● **Your instructions**: Quote the whole listing word for word. Do not include the pictures.

[BEGIN]

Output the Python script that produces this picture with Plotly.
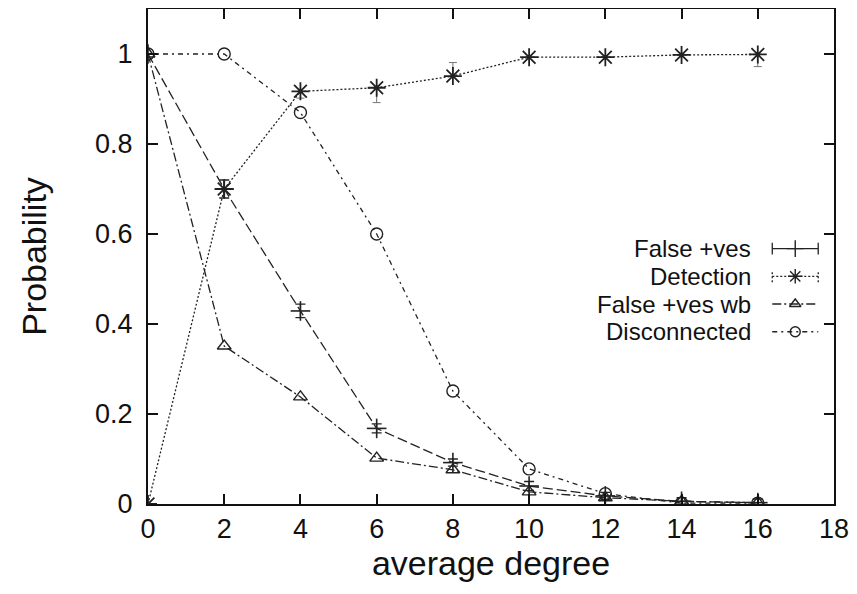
import plotly.graph_objects as go

# ---- data ----
degree = [0, 2, 4, 6, 8, 10, 12, 14, 16]
false_pos = [1.0, 0.70, 0.429, 0.168, 0.092, 0.040, 0.018, 0.006, 0.003]
false_pos_err = [0.0, 0.02, 0.015, 0.01, 0.008, 0.01, 0.008, 0.008, 0.008]
detection = [0.0, 0.70, 0.917, 0.925, 0.951, 0.993, 0.993, 0.998, 0.999]
detection_err_plus = [0.0, 0.0, 0.0, 0.0, 0.03, 0.0, 0.0, 0.0, 0.0]
detection_err_minus = [0.0, 0.0, 0.015, 0.033, 0.0, 0.0, 0.0, 0.0, 0.027]
false_pos_wb = [1.0, 0.351, 0.238, 0.102, 0.076, 0.027, 0.014, 0.006, 0.003]
disconnected = [1.0, 1.0, 0.87, 0.60, 0.251, 0.078, 0.023, 0.002, 0.002]

names = ["False +ves", "Detection", "False +ves wb", "Disconnected"]
x_ticks = [0, 2, 4, 6, 8, 10, 12, 14, 16, 18]
y_ticks = [0, 0.2, 0.4, 0.6, 0.8, 1]
y_tick_text = ["0", "0.2", "0.4", "0.6", "0.8", "1"]

FONT = "Liberation Sans, Arial, Helvetica, sans-serif"
INK = "#222222"

fig = go.Figure()

fig.add_trace(go.Scatter(
    x=degree, y=disconnected, mode="lines+markers", name=names[3],
    line=dict(color=INK, width=1.3, dash="5px,4px,2px,4px"),
    marker=dict(symbol="circle-open", size=12, color=INK, line=dict(width=1.4)),
))
fig.add_trace(go.Scatter(
    x=degree, y=false_pos_wb, mode="lines+markers", name=names[2],
    line=dict(color=INK, width=1.3, dash="9px,3px,2px,3px"),
    marker=dict(symbol="triangle-up-open", size=12, color=INK, line=dict(width=1.4)),
))
fig.add_trace(go.Scatter(
    x=degree, y=false_pos, mode="lines+markers", name=names[0],
    line=dict(color=INK, width=1.3, dash="10px,4px"),
    marker=dict(symbol="line-ew-open", size=14, color=INK, line=dict(width=1.6)),
    error_y=dict(type="data", array=false_pos_err, color=INK, thickness=1.3, width=5),
))
fig.add_trace(go.Scatter(
    x=degree, y=false_pos, mode="markers", showlegend=False, hoverinfo="skip",
    marker=dict(symbol="line-ns-open", size=14, color=INK, line=dict(width=1.6)),
))
fig.add_trace(go.Scatter(
    x=degree, y=detection, mode="lines+markers", name=names[1],
    line=dict(color=INK, width=1.3, dash="2px,2px"),
    marker=dict(symbol="asterisk-open", size=15, color=INK, line=dict(width=1.8)),
    error_y=dict(type="data", symmetric=False, array=detection_err_plus,
                 arrayminus=detection_err_minus, color="#777777", thickness=1, width=4),
))

# ---- manual gnuplot-style key (text right aligned, sample to the right) ----
key_text_x = 0.882
key_x0, key_x1 = 0.910, 0.977
key_rows = [0.516, 0.460, 0.404, 0.348]
sample_styles = [
    dict(dash="solid", symbol="cross-thin-open", size=12),
    dict(dash="2px,2px", symbol="asterisk-open", size=12),
    dict(dash="9px,3px,2px,3px", symbol="triangle-up-open", size=10),
    dict(dash="5px,4px,2px,4px", symbol="circle-open", size=10),
]
for name, ry, st in zip(names, key_rows, sample_styles):
    fig.add_annotation(x=key_text_x, y=ry, xref="paper", yref="paper", text=name,
                       showarrow=False, xanchor="right", yanchor="middle",
                       font=dict(family=FONT, size=24, color="#111111"))
    fig.add_trace(go.Scatter(
        x=[key_x0, key_x1], y=[ry, ry], xaxis="x2", yaxis="y2", mode="lines",
        showlegend=False, hoverinfo="skip",
        line=dict(color=INK, width=1.3, dash=st["dash"]),
    ))
    fig.add_trace(go.Scatter(
        x=[(key_x0 + key_x1) / 2], y=[ry], xaxis="x2", yaxis="y2", mode="markers",
        showlegend=False, hoverinfo="skip",
        marker=dict(symbol=st["symbol"], size=st["size"], color=INK, line=dict(width=1.4)),
    ))
# error-bar end caps on the first two key samples
for ry, dash in [(key_rows[0], "solid"), (key_rows[1], "2px,2px")]:
    for kx in (key_x0, key_x1):
        fig.add_shape(type="line", xref="paper", yref="paper", x0=kx, x1=kx,
                      y0=ry - 0.012, y1=ry + 0.012,
                      line=dict(color=INK, width=1.3, dash=dash))

axis_common = dict(
    showline=True, linecolor="#111111", linewidth=2, mirror="ticks",
    ticks="inside", ticklen=10, tickwidth=2, tickcolor="#111111",
    showgrid=False, zeroline=False, automargin=False,
    tickfont=dict(family=FONT, size=27, color="#111111"),
)

# page body has an 8px margin, so the figure is offset by (8, 8)
fig.update_layout(
    width=857, height=594,
    margin=dict(l=140, r=31, t=1, b=98),
    paper_bgcolor="white", plot_bgcolor="white",
    showlegend=False,
    xaxis=dict(range=[0, 18], tickvals=x_ticks, **axis_common,
               title=dict(text="average degree", standoff=6,
                          font=dict(family=FONT, size=34, color="#111111"))),
    yaxis=dict(range=[0, 1.1], tickvals=y_ticks, ticktext=y_tick_text, **axis_common,
               ticklabelstandoff=8,
               title=dict(text="Probability", standoff=38,
                          font=dict(family=FONT, size=34, color="#111111"))),
    xaxis2=dict(overlaying="x", range=[0, 1], visible=False),
    yaxis2=dict(overlaying="y", range=[0, 1], visible=False),
)

fig.write_html("out.html")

[END]

● **Written response**:
Output the Python script that produces this picture with Plotly.
import plotly.graph_objects as go

# ---- data ----
degree = [0, 2, 4, 6, 8, 10, 12, 14, 16]
false_pos = [1.0, 0.70, 0.429, 0.168, 0.092, 0.040, 0.018, 0.006, 0.003]
false_pos_err = [0.0, 0.02, 0.015, 0.01, 0.008, 0.01, 0.008, 0.008, 0.008]
detection = [0.0, 0.70, 0.917, 0.925, 0.951, 0.993, 0.993, 0.998, 0.999]
detection_err_plus = [0.0, 0.0, 0.0, 0.0, 0.03, 0.0, 0.0, 0.0, 0.0]
detection_err_minus = [0.0, 0.0, 0.015, 0.033, 0.0, 0.0, 0.0, 0.0, 0.027]
false_pos_wb = [1.0, 0.351, 0.238, 0.102, 0.076, 0.027, 0.014, 0.006, 0.003]
disconnected = [1.0, 1.0, 0.87, 0.60, 0.251, 0.078, 0.023, 0.002, 0.002]

names = ["False +ves", "Detection", "False +ves wb", "Disconnected"]
x_ticks = [0, 2, 4, 6, 8, 10, 12, 14, 16, 18]
y_ticks = [0, 0.2, 0.4, 0.6, 0.8, 1]
y_tick_text = ["0", "0.2", "0.4", "0.6", "0.8", "1"]

FONT = "Liberation Sans, Arial, Helvetica, sans-serif"
INK = "#222222"

fig = go.Figure()

fig.add_trace(go.Scatter(
    x=degree, y=disconnected, mode="lines+markers", name=names[3],
    line=dict(color=INK, width=1.3, dash="5px,4px,2px,4px"),
    marker=dict(symbol="circle-open", size=12, color=INK, line=dict(width=1.4)),
))
fig.add_trace(go.Scatter(
    x=degree, y=false_pos_wb, mode="lines+markers", name=names[2],
    line=dict(color=INK, width=1.3, dash="9px,3px,2px,3px"),
    marker=dict(symbol="triangle-up-open", size=12, color=INK, line=dict(width=1.4)),
))
fig.add_trace(go.Scatter(
    x=degree, y=false_pos, mode="lines+markers", name=names[0],
    line=dict(color=INK, width=1.3, dash="10px,4px"),
    marker=dict(symbol="line-ew-open", size=14, color=INK, line=dict(width=1.6)),
    error_y=dict(type="data", array=false_pos_err, color=INK, thickness=1.3, width=5),
))
fig.add_trace(go.Scatter(
    x=degree, y=false_pos, mode="markers", showlegend=False, hoverinfo="skip",
    marker=dict(symbol="line-ns-open", size=14, color=INK, line=dict(width=1.6)),
))
fig.add_trace(go.Scatter(
    x=degree, y=detection, mode="lines+markers", name=names[1],
    line=dict(color=INK, width=1.3, dash="2px,2px"),
    marker=dict(symbol="asterisk-open", size=15, color=INK, line=dict(width=1.8)),
    error_y=dict(type="data", symmetric=False, array=detection_err_plus,
                 arrayminus=detection_err_minus, color="#777777", thickness=1, width=4),
))

# ---- manual gnuplot-style key (text right aligned, sample to the right) ----
key_text_x = 0.882
key_x0, key_x1 = 0.910, 0.977
key_rows = [0.516, 0.460, 0.404, 0.348]
sample_styles = [
    dict(dash="solid", symbol="cross-thin-open", size=12),
    dict(dash="2px,2px", symbol="asterisk-open", size=12),
    dict(dash="9px,3px,2px,3px", symbol="triangle-up-open", size=10),
    dict(dash="5px,4px,2px,4px", symbol="circle-open", size=10),
]
for name, ry, st in zip(names, key_rows, sample_styles):
    fig.add_annotation(x=key_text_x, y=ry, xref="paper", yref="paper", text=name,
                       showarrow=False, xanchor="right", yanchor="middle",
                       font=dict(family=FONT, size=24, color="#111111"))
    fig.add_trace(go.Scatter(
        x=[key_x0, key_x1], y=[ry, ry], xaxis="x2", yaxis="y2", mode="lines",
        showlegend=False, hoverinfo="skip",
        line=dict(color=INK, width=1.3, dash=st["dash"]),
    ))
    fig.add_trace(go.Scatter(
        x=[(key_x0 + key_x1) / 2], y=[ry], xaxis="x2", yaxis="y2", mode="markers",
        showlegend=False, hoverinfo="skip",
        marker=dict(symbol=st["symbol"], size=st["size"], color=INK, line=dict(width=1.4)),
    ))
# error-bar end caps on the first two key samples
for ry, dash in [(key_rows[0], "solid"), (key_rows[1], "2px,2px")]:
    for kx in (key_x0, key_x1):
        fig.add_shape(type="line", xref="paper", yref="paper", x0=kx, x1=kx,
                      y0=ry - 0.012, y1=ry + 0.012,
                      line=dict(color=INK, width=1.3, dash=dash))

axis_common = dict(
    showline=True, linecolor="#111111", linewidth=2, mirror="ticks",
    ticks="inside", ticklen=10, tickwidth=2, tickcolor="#111111",
    showgrid=False, zeroline=False, automargin=False,
    tickfont=dict(family=FONT, size=27, color="#111111"),
)

# page body has an 8px margin, so the figure is offset by (8, 8)
fig.update_layout(
    width=857, height=594,
    margin=dict(l=140, r=31, t=1, b=98),
    paper_bgcolor="white", plot_bgcolor="white",
    showlegend=False,
    xaxis=dict(range=[0, 18], tickvals=x_ticks, **axis_common,
               title=dict(text="average degree", standoff=6,
                          font=dict(family=FONT, size=34, color="#111111"))),
    yaxis=dict(range=[0, 1.1], tickvals=y_ticks, ticktext=y_tick_text, **axis_common,
               ticklabelstandoff=8,
               title=dict(text="Probability", standoff=38,
                          font=dict(family=FONT, size=34, color="#111111"))),
    xaxis2=dict(overlaying="x", range=[0, 1], visible=False),
    yaxis2=dict(overlaying="y", range=[0, 1], visible=False),
)

fig.write_html("out.html")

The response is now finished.